Der Solidaritätsverein MATUHAYDER hat vor dem Frauengefängnis in Istanbul-Bakirköy gegen das Sterben in türkischen Haftanstalten protestiert. An der Kundgebung unter dem Motto „Freiheit für die kranken Gefangenen, Schluss mit dem Sterben in den Gefängnissen“ nahmen neben zahlreichen Angehörigen politischer Gefangener und Aktivistinnen der Initiative „Mütter für den Frieden“ auch der HDP-Abgeordnete Zeynel Özen und der Istanbuler HDP-Vorsitzende Ferhat Encü teil.

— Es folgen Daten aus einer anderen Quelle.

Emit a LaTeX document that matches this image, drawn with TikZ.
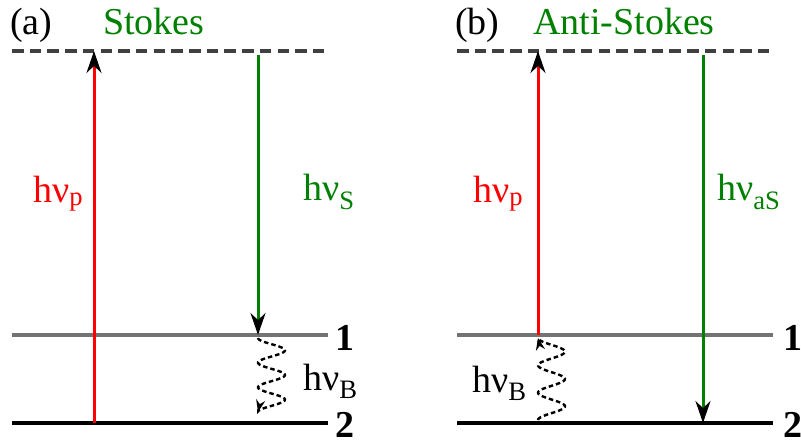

Anlass der von zahlreichen Polizisten überwachten Protestaktion war der Tod von Mehmet Hanefi Bilgin im Hochsicherheitsgefängnis Bolu Ende vergangener Woche. Bilgin saß fast dreißig Jahre im Gefängnis. 1992 war er von einem Staatssicherheitsgericht zu einer erschwerten lebenslangen Freiheitsstrafe verurteilt worden, im Juni stand seine bedingte Entlassung an. Vor wenigen Tagen wurde der 58-Jährige tot in einer Zelle aufgefunden. Nach Angaben der Vollzugsleitung soll er einen tödlichen Herzinfarkt erlitten haben.
Mit Mehmet Hanefi Bilgin sind seit Anfang Dezember mindestens zehn Gefängnisinsassen gestorben. Acht der Toten waren politische Gefangene, bei den anderen beiden handelt es sich um einen Straf- und einen Untersuchungsgefangenen.
Der HDP-Politiker Ferhat Encü sagte auf der Kundgebung in einer auf Kurdisch gehaltenen Rede, dass die Vollzugsanstalten in der Türkei zu „Todeshäusern“ geworden sind. Der Tod der Gefangenen sei politisch beabsichtigt, um den Willen der inhaftierten Oppositionellen zu brechen. Encü appellierte an Menschenrechtsorganisationen und die Öffentlichkeit, den Gefangenen Gehör zu verschaffen. Zeynel Özen erklärte, dass die Todesstrafe in der Türkei zwar abgeschafft sei, das praktizierte Feindstrafrecht jedoch zum schleichenden Tod politischer Gefangener führe.